Welcome to the 3rd episode of the #AskAPrivateLender Podcast brought to you by Mortgage Automator. In this episode, we left the Greater Toronto Area and got a glimpse of the lending landscape out on the Canadian West Coast. We talked to Mark Pullin, the Co-Owner of Cedar Peaks Mortgage, lending in Alberta and B.C. Mark has been in the private lending industry for over 20 years and has seen a lot of ups and downs, which is quite relevant in today’s world.

We talked about Mark’s diverse career path, how the industry has changed over the years, the work ethic that contributed to his success, the deals that Cedar Peaks lends on, and much more!

Listen, watch, or read the interview below. And stay tuned for more episodes coming up!

 

Lawrence: For people who don’t know Mark, he’s been in the financial game for a really long time. I guess it’s around 40 years now from working with credit unions, banks, obviously private lending. Being in that space for such a long period of time, we’re really happy to have you because you have such a great wealth of knowledge that we think you could pass along to people listening today. 

Why don’t you talk a little bit about your path to getting to become a private lender, some of the business that you were involved in earlier on that brought you on that path to where you are today?

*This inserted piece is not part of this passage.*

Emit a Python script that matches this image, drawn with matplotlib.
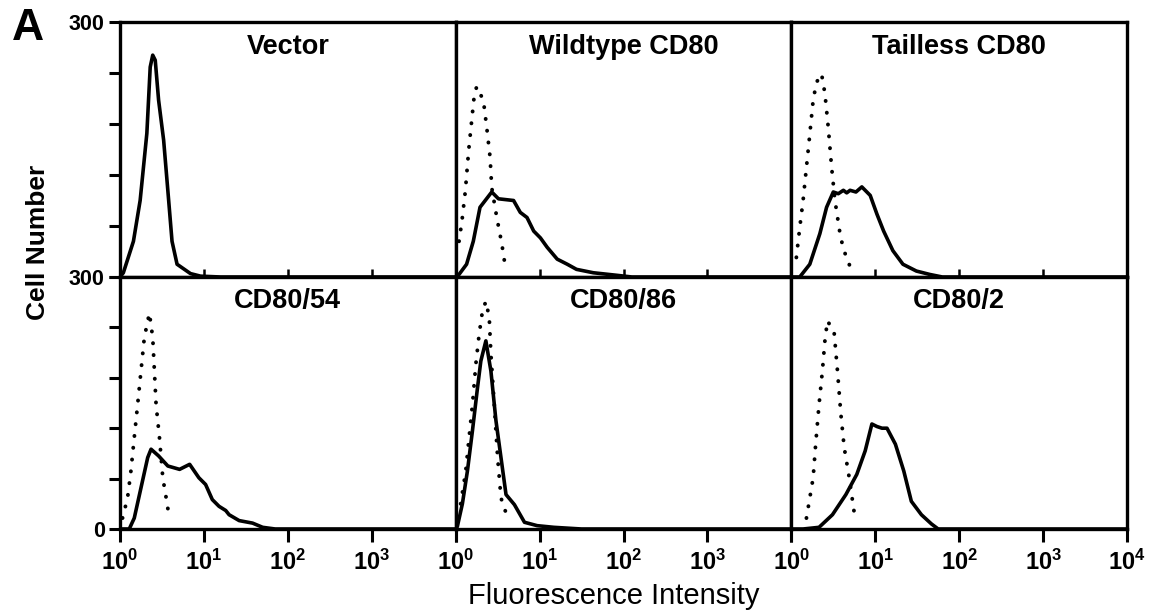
import matplotlib
matplotlib.use("Agg")
import matplotlib.pyplot as plt
import numpy as np

plt.rcParams['font.family'] = ['Liberation Sans', 'DejaVu Sans']
plt.rcParams['mathtext.fontset'] = 'custom'
plt.rcParams['mathtext.rm'] = 'Liberation Sans'
plt.rcParams['mathtext.bf'] = 'Liberation Sans:bold'

# ---- data: log10(fluorescence) positions and cell counts ----
titles = ["Vector", "Wildtype CD80", "Tailless CD80", "CD80/54", "CD80/86", "CD80/2"]

vector_solid_logx = [0.0, 0.04, 0.16, 0.24, 0.32, 0.36, 0.39, 0.42, 0.46, 0.52, 0.58, 0.62, 0.68, 0.84, 0.96, 1.2, 4.0]
vector_solid_y    = [0, 5, 42, 90, 169, 247, 261, 255, 208, 161, 90, 42, 15, 4, 1, 0, 0]

wt_dot_logx = [0.04, 0.075, 0.115, 0.155, 0.195, 0.22, 0.25, 0.33, 0.37, 0.41, 0.43, 0.49, 0.55, 0.59]
wt_dot_y    = [42, 66, 101, 149, 188, 212, 224, 208, 176, 141, 105, 70, 39, 13]
wt_solid_logx = [0.0, 0.04, 0.13, 0.21, 0.29, 0.43, 0.51, 0.69, 0.77, 0.85, 0.93, 1.01, 1.09, 1.21, 1.33, 1.44, 1.64, 1.92, 2.1, 4.0]
wt_solid_y    = [0, 3, 15, 42, 82, 100, 92, 90, 76, 70, 54, 46, 35, 21, 15, 9, 5, 2, 0, 0]

tl_dot_logx = [0.06, 0.10, 0.14, 0.18, 0.22, 0.26, 0.30, 0.36, 0.40, 0.44, 0.48, 0.52, 0.58, 0.62, 0.72]
tl_dot_y    = [23, 58, 90, 129, 168, 208, 229, 239, 216, 176, 129, 90, 51, 33, 7]
tl_solid_logx = [0.0, 0.10, 0.22, 0.34, 0.42, 0.50, 0.56, 0.62, 0.66, 0.70, 0.77, 0.84, 0.94, 1.02, 1.10, 1.21, 1.33, 1.49, 1.65, 1.8, 4.0]
tl_solid_y    = [0, 0, 15, 51, 82, 100, 98, 102, 99, 102, 100, 106, 96, 74, 54, 31, 15, 7, 3, 0, 0]

c54_dot_logx = [0.03, 0.09, 0.13, 0.17, 0.21, 0.25, 0.29, 0.35, 0.39, 0.41, 0.43, 0.47, 0.51, 0.55, 0.59]
c54_dot_y    = [13, 37, 69, 109, 148, 188, 228, 257, 228, 188, 148, 109, 61, 37, 12]
c54_solid_logx = [0.0, 0.11, 0.17, 0.25, 0.33, 0.37, 0.46, 0.57, 0.71, 0.83, 0.94, 1.02, 1.10, 1.18, 1.26, 1.30, 1.42, 1.58, 1.70, 1.85, 4.0]
c54_solid_y    = [0, 0, 13, 49, 85, 95, 87, 75, 71, 77, 61, 53, 35, 27, 22, 17, 10, 7, 2, 0, 0]

c86_dot_logx = [0.06, 0.12, 0.16, 0.20, 0.24, 0.28, 0.32, 0.36, 0.40, 0.42, 0.46, 0.50, 0.54, 0.62]
c86_dot_y    = [30, 69, 109, 148, 196, 232, 260, 271, 252, 208, 148, 85, 37, 13]
c86_solid_logx = [0.0, 0.02, 0.08, 0.14, 0.20, 0.26, 0.30, 0.36, 0.42, 0.48, 0.54, 0.60, 0.70, 0.82, 0.97, 1.17, 1.5, 4.0]
c86_solid_y    = [0, 3, 30, 69, 117, 168, 200, 224, 188, 129, 85, 41, 29, 8, 4, 2, 0, 0]

c2_dot_logx = [0.18, 0.22, 0.26, 0.29, 0.33, 0.37, 0.40, 0.43, 0.51, 0.55, 0.59, 0.63, 0.69, 0.73, 0.76]
c2_dot_y    = [13, 37, 61, 101, 148, 188, 224, 248, 234, 188, 137, 97, 61, 33, 12]
c2_solid_logx = [0.0, 0.14, 0.33, 0.49, 0.65, 0.78, 0.88, 0.96, 1.02, 1.08, 1.14, 1.24, 1.34, 1.43, 1.55, 1.67, 1.75, 4.0]
c2_solid_y    = [0, 0, 2, 17, 41, 65, 93, 125, 122, 120, 120, 101, 69, 33, 17, 6, 0, 0]

panels = [
    (vector_solid_logx, vector_solid_y, None, None),
    (wt_solid_logx, wt_solid_y, wt_dot_logx, wt_dot_y),
    (tl_solid_logx, tl_solid_y, tl_dot_logx, tl_dot_y),
    (c54_solid_logx, c54_solid_y, c54_dot_logx, c54_dot_y),
    (c86_solid_logx, c86_solid_y, c86_dot_logx, c86_dot_y),
    (c2_solid_logx, c2_solid_y, c2_dot_logx, c2_dot_y),
]

y_ticks = [0, 60, 120, 180, 240, 300]
x_ticks = [1, 10, 100, 1000, 10000]
x_ticklabels = [r'$\mathbf{10^{0}}$', r'$\mathbf{10^{1}}$', r'$\mathbf{10^{2}}$',
                r'$\mathbf{10^{3}}$', r'$\mathbf{10^{4}}$']

W, H = 1161, 616
fig = plt.figure(figsize=(W / 100, H / 100), dpi=100)

left_px, right_px = 120, 1127
top_px, mid_px, bot_px = 22, 277, 529
pw = (right_px - left_px) / 3

for i, (sx, sy, dx, dy) in enumerate(panels):
    r, c = divmod(i, 3)
    x0 = left_px + c * pw
    yt = top_px if r == 0 else mid_px
    yb = mid_px if r == 0 else bot_px
    ax = fig.add_axes([x0 / W, 1 - yb / H, pw / W, (yb - yt) / H])
    ax.set_xscale('log')
    ax.set_xlim(1, 1e4)
    ax.set_ylim(0, 300)
    if dx is not None:
        ax.plot(10 ** np.array(dx), dy, color='black', lw=2.8,
                linestyle=(0, (0.05, 3.0)), dash_capstyle='round')
    ax.plot(10 ** np.array(sx), sy, color='black', lw=2.6, solid_joinstyle='round')
    for s in ax.spines.values():
        s.set_linewidth(2.4)
    ax.text(0.5, 0.90 if r == 0 else 0.905, titles[i], transform=ax.transAxes,
            ha='center', va='center', fontsize=19.5, fontweight='bold')
    ax.minorticks_off()
    ax.set_xticks(x_ticks)
    if r == 0:
        ax.tick_params(axis='x', direction='in', length=6, width=1.8, labelbottom=False)
    else:
        ax.tick_params(axis='x', direction='out', length=9, width=2.2, pad=6)
        labels = list(x_ticklabels)
        if c < 2:
            labels[-1] = ''
        ax.set_xticklabels(labels, fontsize=17)
    ax.xaxis.set_minor_locator(matplotlib.ticker.NullLocator())
    if c == 0:
        ax.set_yticks(y_ticks)
        if r == 0:
            ylabs = ['', '', '', '', '', '300']
        else:
            ylabs = ['0', '', '', '', '', '300']
        ax.set_yticklabels(ylabs, fontsize=15.5, fontweight='bold')
        ax.tick_params(axis='y', direction='out', length=8, width=2.2, pad=3)
    else:
        ax.set_yticks([])

fig.text(38 / W, 1 - 242 / H, 'Cell Number', rotation=90, ha='center', va='center',
         fontsize=19, fontweight='bold')
fig.text(614 / W, 1 - 596 / H, 'Fluorescence Intensity', ha='center', va='center',
         fontsize=21)
fig.text(28 / W, 1 - 28 / H, 'A', ha='center', va='center', fontsize=32, fontweight='bold')

fig.savefig('out.png', dpi=100)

Mark: My first career-type job was in property management, managing apartments. Kind of like an assistant, a go-to guy collecting rent, getting to know real estate, tenants, and properties here in Calgary. I’ve been based in Calgary for the most part. From there, I moved over into banking. I was with Bank of Nova Scotia for a few years. Then, I joined the local credit union here in Calgary. I was with them for eight years, so I had about an 8-12-year banking career, all in lending, of course.

The credit union system in Calgary in the mid-80s during the high-interest rate period went through a major restructuring. They amalgamated about 12 credit unions into one, and that made Co-op Credit Union on one corner, Tuxedo Credit Union across the other corner, Bridgeland Credit Union on that corner.

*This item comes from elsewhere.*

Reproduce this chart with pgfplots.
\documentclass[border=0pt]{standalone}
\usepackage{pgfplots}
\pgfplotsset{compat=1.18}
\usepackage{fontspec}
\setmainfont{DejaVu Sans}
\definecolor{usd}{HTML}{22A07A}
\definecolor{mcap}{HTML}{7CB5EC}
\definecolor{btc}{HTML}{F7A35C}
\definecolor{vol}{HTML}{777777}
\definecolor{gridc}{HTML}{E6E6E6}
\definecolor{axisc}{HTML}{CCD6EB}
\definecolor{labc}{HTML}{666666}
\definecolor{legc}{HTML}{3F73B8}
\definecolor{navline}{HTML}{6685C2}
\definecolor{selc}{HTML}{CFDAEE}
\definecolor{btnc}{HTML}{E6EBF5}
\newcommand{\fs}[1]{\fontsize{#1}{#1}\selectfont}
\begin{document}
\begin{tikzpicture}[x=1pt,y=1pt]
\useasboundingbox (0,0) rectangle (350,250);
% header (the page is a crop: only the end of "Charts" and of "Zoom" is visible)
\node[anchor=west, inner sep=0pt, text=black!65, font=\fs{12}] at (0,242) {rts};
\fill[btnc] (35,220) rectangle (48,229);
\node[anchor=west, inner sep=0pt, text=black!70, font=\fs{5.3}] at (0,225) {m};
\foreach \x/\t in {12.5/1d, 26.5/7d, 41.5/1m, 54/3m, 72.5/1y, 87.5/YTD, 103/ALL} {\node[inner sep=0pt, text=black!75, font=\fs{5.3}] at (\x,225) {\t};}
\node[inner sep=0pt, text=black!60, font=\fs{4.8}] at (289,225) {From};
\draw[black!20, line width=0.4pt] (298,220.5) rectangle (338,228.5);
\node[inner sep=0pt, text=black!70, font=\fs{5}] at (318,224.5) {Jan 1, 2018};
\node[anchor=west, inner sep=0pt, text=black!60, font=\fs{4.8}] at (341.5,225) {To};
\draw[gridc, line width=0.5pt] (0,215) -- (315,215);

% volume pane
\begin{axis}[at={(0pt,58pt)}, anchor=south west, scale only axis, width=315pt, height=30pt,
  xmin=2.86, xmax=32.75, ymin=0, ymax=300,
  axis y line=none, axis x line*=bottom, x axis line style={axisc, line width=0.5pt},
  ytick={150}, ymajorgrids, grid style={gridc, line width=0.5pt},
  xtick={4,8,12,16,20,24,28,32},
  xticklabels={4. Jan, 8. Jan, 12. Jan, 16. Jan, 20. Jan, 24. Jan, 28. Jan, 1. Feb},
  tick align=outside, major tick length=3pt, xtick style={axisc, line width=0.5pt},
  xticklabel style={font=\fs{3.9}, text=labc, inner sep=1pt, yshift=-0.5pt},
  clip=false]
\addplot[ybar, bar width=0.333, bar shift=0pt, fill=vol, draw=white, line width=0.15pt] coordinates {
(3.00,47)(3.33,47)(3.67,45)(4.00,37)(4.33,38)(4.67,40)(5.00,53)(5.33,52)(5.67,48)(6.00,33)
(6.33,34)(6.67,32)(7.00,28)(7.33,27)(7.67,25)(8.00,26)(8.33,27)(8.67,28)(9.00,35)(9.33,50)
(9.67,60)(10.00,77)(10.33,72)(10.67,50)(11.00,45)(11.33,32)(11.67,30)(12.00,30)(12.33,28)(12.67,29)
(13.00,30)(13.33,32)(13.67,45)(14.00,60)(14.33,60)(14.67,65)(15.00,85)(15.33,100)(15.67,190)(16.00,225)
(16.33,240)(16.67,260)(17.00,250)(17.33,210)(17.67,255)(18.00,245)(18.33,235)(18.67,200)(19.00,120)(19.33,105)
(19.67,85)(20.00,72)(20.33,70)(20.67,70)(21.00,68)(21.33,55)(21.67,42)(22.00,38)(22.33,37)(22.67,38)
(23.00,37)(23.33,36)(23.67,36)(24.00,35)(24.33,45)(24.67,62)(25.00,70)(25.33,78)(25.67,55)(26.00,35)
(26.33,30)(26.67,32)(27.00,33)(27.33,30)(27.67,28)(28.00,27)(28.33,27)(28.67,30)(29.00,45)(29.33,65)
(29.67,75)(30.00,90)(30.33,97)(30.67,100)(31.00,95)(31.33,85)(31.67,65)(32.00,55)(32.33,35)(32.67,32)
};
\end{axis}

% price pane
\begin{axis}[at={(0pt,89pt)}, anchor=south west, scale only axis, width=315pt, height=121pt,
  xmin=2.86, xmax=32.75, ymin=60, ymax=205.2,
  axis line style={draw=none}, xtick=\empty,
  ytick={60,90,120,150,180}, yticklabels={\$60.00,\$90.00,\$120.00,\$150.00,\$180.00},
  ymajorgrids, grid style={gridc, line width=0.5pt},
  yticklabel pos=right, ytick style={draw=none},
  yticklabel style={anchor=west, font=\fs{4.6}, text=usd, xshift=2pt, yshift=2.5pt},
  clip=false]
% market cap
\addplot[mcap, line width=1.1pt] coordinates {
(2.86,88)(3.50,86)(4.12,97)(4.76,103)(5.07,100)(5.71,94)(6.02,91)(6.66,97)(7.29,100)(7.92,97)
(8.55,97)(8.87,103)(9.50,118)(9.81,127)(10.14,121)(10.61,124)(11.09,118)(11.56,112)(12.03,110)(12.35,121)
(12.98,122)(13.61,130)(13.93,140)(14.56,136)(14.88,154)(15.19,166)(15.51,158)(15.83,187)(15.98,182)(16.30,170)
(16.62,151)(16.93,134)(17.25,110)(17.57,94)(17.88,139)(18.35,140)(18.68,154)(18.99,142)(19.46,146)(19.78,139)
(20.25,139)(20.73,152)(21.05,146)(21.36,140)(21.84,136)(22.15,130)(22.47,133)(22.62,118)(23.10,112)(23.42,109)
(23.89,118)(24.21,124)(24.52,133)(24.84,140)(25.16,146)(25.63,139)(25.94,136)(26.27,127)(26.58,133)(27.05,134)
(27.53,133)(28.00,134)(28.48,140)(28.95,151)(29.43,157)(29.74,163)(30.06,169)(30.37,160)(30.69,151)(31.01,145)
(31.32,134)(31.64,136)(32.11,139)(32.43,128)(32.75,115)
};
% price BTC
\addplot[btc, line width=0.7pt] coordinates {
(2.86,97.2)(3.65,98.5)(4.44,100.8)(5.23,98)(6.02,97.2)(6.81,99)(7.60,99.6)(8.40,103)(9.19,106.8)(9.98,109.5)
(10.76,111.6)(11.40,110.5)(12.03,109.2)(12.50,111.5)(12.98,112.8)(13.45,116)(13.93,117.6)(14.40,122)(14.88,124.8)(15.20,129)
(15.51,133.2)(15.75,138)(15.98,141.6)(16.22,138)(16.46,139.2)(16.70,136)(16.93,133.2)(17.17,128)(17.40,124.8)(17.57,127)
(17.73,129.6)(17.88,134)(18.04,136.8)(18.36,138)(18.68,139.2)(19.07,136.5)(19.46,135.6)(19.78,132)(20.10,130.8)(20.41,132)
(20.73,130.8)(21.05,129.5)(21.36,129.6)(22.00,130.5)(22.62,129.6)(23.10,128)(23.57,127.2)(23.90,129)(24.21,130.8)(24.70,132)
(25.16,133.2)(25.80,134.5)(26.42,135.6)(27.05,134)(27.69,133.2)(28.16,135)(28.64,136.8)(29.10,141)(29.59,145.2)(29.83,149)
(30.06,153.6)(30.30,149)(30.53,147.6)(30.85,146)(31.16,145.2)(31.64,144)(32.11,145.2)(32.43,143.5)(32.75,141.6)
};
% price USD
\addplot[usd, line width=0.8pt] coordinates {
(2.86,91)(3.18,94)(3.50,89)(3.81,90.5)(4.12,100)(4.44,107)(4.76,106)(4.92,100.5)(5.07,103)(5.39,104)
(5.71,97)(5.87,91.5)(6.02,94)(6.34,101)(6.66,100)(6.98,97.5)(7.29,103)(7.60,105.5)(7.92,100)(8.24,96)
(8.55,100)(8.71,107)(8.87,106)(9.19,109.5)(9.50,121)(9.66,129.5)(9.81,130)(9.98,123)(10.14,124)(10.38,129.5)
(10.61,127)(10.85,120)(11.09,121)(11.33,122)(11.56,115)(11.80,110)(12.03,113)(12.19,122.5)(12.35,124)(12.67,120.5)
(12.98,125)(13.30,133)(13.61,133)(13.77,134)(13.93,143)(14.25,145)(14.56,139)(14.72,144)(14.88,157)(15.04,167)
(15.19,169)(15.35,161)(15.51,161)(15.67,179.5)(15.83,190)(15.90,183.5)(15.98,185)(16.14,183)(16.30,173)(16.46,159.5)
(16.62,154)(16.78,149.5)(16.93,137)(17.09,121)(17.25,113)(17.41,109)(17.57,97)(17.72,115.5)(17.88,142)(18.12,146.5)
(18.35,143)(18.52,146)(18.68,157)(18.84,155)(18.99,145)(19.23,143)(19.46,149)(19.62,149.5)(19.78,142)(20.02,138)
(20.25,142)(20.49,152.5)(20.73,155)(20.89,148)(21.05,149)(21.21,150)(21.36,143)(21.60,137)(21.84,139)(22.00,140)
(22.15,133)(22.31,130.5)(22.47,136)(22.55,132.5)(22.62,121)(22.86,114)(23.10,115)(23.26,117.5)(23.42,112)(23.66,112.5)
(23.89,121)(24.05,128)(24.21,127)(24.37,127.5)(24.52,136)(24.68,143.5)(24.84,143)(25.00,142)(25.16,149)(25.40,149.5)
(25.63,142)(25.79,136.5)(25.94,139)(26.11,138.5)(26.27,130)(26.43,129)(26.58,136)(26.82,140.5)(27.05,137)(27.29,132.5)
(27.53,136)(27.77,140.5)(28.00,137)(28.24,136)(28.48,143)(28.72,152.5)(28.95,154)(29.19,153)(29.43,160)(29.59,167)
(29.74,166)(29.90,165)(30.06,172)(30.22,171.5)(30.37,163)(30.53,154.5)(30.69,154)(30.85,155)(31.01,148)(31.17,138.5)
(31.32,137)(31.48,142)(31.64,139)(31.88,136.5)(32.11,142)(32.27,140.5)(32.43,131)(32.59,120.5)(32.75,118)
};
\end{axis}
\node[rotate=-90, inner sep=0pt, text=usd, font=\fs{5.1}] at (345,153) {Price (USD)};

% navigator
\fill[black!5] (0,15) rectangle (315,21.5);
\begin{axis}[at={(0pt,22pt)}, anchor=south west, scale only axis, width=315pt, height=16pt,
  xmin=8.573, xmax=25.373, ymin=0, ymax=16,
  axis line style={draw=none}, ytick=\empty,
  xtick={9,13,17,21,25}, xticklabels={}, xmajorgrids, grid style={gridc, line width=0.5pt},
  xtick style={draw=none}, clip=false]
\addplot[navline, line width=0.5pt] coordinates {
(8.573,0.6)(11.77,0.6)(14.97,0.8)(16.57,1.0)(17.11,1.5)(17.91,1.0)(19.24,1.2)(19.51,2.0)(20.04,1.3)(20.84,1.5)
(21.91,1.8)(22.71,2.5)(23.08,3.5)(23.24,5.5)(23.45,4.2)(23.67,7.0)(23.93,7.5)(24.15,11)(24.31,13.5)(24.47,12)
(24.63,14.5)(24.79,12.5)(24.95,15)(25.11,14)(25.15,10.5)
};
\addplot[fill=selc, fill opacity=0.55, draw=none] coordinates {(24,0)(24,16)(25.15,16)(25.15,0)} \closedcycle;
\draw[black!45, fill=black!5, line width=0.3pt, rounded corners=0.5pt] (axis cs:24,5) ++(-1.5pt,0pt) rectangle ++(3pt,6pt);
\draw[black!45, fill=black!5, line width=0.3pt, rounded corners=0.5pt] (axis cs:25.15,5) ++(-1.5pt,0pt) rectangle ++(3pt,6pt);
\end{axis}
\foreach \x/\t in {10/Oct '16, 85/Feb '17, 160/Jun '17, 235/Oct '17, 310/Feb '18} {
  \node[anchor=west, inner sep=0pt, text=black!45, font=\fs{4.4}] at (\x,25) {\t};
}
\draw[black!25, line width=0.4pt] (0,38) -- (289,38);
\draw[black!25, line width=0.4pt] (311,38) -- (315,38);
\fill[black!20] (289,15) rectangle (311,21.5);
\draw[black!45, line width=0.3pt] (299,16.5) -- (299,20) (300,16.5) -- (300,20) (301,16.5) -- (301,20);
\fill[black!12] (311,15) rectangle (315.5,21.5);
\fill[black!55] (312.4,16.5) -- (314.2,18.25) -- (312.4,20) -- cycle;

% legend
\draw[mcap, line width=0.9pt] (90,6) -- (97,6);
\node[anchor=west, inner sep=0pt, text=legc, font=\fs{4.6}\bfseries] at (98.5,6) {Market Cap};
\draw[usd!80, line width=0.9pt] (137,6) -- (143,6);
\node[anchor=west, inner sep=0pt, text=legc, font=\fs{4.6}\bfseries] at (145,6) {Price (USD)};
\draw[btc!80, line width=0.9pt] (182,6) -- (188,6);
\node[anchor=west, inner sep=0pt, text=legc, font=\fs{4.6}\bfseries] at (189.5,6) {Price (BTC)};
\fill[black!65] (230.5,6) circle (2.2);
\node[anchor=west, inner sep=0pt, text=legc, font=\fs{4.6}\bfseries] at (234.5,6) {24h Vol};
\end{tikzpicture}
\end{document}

They brought in a guy from Vancouver to straighten this mess out, and it took him a number of years, but that gave an opportunity for a lot of amalgamations and buyouts. At that point in time, a friend of mine was in the real estate business and he said, “Mark, you’re a natural for real estate. You should be a realtor.” I chose that option and left the banking world and went into selling real estate. Very successful career at that, again, here in Calgary, for another 10 or 12 years. 

Then, I met a lady that I really liked to spend time with, and real estate doesn’t allow you a lot of time to do that. You’re on call all of the time and no nights, no weekends. At that point in time, a buddy of mine was in the private lending world. He had a government job, raising money for venture capital. They laid him off during the ’80s, and he started in private lending. He was a good friend of mine, a good customer at the credit union, and he said, “Mark, you should come into private lending. You’re a natural. You got banking, you got real estate, you got lending. This is just a great fit.” That was exactly 20 years and three months ago.

Lawrence: So did you start a business with your friend? Or did you just do it yourself? How did that come about?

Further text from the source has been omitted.